REQUIREMENTS -
Count how many lines hold the string "this", and give only that number.
● ● ●
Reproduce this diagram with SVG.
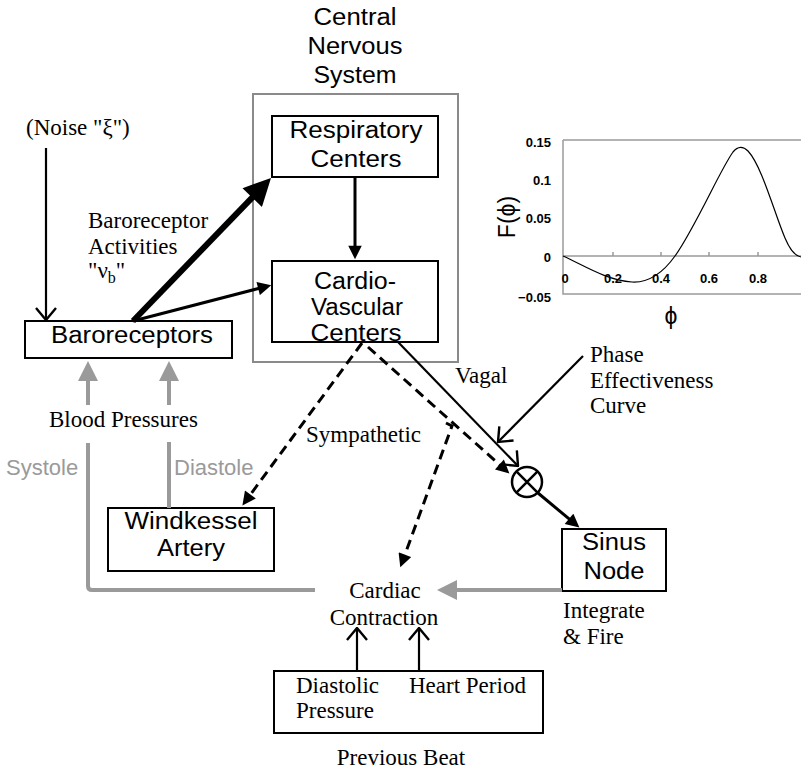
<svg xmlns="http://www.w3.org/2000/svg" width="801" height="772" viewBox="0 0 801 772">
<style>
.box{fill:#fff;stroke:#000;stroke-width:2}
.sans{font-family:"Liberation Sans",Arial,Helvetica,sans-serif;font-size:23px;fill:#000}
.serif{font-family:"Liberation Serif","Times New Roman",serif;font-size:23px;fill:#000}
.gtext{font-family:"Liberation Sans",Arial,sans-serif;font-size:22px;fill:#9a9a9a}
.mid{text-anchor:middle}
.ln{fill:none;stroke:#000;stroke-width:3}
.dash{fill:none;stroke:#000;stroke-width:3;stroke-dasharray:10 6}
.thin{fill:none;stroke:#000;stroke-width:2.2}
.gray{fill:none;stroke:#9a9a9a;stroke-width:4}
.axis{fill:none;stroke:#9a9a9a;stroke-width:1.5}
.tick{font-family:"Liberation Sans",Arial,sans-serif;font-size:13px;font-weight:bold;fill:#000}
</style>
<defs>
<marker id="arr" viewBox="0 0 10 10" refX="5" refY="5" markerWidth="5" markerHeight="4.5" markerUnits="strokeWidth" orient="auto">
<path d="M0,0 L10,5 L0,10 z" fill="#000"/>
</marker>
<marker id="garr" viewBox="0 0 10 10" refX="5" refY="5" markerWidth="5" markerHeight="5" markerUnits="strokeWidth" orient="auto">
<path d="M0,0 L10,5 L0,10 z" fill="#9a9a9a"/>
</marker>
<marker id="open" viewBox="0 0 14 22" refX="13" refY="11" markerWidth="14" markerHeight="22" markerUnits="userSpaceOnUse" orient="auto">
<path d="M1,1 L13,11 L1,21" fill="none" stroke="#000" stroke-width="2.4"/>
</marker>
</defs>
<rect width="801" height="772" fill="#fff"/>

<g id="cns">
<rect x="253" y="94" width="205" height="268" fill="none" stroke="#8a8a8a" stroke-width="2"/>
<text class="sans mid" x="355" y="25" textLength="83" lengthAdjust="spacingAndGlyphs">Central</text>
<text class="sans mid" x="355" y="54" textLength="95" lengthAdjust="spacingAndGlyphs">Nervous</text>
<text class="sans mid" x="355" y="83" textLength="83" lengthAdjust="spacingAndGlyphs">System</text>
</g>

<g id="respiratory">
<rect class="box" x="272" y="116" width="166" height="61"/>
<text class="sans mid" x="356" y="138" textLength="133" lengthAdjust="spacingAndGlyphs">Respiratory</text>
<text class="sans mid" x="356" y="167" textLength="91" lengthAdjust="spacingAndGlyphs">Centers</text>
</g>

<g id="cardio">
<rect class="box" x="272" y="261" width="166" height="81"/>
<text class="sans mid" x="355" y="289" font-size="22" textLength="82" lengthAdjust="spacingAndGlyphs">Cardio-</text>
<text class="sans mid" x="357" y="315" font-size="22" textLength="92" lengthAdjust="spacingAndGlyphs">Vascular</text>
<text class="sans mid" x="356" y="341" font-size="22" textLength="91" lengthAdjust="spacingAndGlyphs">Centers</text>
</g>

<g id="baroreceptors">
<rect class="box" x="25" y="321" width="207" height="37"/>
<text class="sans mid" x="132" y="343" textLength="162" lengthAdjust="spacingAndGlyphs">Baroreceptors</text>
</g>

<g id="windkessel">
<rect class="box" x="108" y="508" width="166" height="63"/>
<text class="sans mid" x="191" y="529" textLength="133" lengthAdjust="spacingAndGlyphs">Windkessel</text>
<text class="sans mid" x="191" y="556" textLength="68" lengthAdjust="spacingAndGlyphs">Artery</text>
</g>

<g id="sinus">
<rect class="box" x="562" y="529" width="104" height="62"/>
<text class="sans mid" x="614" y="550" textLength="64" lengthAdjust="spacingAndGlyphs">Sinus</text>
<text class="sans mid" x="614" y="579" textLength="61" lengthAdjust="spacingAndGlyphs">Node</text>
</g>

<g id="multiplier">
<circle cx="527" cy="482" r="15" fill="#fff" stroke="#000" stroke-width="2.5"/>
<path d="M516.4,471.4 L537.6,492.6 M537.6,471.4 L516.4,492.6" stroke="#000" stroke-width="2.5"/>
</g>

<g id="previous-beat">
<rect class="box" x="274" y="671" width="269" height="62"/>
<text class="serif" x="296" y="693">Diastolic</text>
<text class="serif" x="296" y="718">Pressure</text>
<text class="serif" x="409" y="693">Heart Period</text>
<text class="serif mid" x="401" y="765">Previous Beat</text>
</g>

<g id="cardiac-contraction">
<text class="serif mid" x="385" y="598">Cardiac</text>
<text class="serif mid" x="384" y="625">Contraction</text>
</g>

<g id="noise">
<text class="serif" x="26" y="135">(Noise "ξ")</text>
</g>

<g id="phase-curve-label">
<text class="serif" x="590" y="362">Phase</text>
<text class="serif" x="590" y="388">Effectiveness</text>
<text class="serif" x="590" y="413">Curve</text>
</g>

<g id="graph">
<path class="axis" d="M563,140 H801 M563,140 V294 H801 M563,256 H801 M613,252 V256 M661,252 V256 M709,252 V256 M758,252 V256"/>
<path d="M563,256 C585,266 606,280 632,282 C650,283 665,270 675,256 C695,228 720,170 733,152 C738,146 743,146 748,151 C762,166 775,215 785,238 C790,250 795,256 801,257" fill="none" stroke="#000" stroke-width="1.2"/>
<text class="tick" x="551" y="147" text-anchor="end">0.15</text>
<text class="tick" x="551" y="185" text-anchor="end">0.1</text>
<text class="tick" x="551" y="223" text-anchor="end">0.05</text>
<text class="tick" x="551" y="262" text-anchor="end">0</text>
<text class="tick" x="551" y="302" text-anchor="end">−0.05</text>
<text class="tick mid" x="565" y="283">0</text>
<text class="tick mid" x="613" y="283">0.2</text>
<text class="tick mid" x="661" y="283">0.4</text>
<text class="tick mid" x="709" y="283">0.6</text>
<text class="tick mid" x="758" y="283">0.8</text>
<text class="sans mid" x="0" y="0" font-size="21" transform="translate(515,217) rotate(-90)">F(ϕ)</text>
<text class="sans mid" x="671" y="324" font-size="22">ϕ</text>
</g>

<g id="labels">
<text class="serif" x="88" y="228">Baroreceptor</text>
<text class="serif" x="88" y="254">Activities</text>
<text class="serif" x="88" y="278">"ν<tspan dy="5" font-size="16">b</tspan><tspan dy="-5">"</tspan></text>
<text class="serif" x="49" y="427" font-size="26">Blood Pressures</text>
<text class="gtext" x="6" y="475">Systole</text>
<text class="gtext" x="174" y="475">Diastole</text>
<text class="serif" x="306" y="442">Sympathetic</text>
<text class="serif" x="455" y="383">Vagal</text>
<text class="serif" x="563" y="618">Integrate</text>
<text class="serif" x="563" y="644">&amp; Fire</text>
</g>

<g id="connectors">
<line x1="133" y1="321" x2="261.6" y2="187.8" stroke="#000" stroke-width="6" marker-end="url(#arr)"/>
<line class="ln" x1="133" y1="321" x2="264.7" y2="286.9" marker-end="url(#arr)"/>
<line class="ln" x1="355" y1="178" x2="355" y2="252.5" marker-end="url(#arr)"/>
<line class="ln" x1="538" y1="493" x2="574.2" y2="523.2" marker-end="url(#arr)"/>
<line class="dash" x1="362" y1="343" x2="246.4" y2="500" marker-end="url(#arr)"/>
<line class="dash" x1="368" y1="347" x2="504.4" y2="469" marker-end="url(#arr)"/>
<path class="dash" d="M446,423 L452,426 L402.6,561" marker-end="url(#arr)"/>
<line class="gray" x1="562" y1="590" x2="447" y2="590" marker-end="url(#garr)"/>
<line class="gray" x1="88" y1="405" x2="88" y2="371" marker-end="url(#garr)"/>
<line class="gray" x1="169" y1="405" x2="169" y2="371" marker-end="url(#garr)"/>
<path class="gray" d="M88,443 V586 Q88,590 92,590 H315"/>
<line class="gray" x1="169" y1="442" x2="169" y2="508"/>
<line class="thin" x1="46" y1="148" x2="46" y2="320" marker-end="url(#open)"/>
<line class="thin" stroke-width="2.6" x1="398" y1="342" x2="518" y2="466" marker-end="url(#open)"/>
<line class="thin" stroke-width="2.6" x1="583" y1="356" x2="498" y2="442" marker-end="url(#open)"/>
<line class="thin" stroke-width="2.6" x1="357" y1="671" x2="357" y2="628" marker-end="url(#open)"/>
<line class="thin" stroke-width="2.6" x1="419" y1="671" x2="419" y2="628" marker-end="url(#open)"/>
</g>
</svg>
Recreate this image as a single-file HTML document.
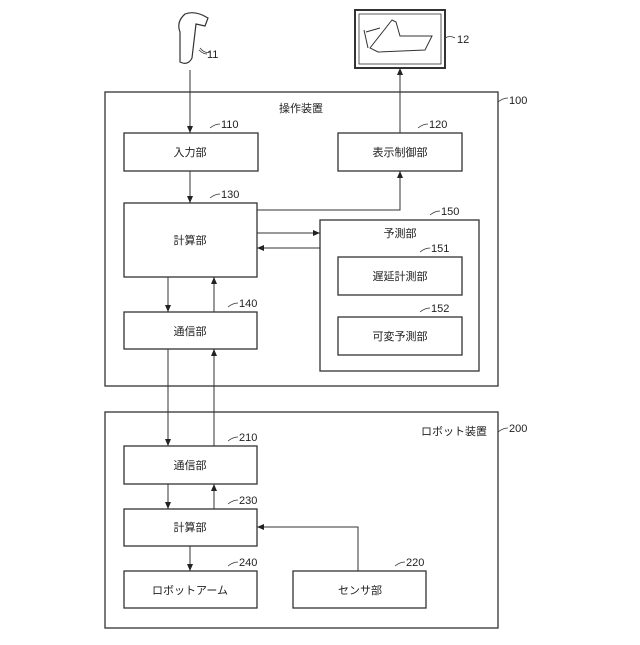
● ● ●
OUTPUT OF THE TASK -
2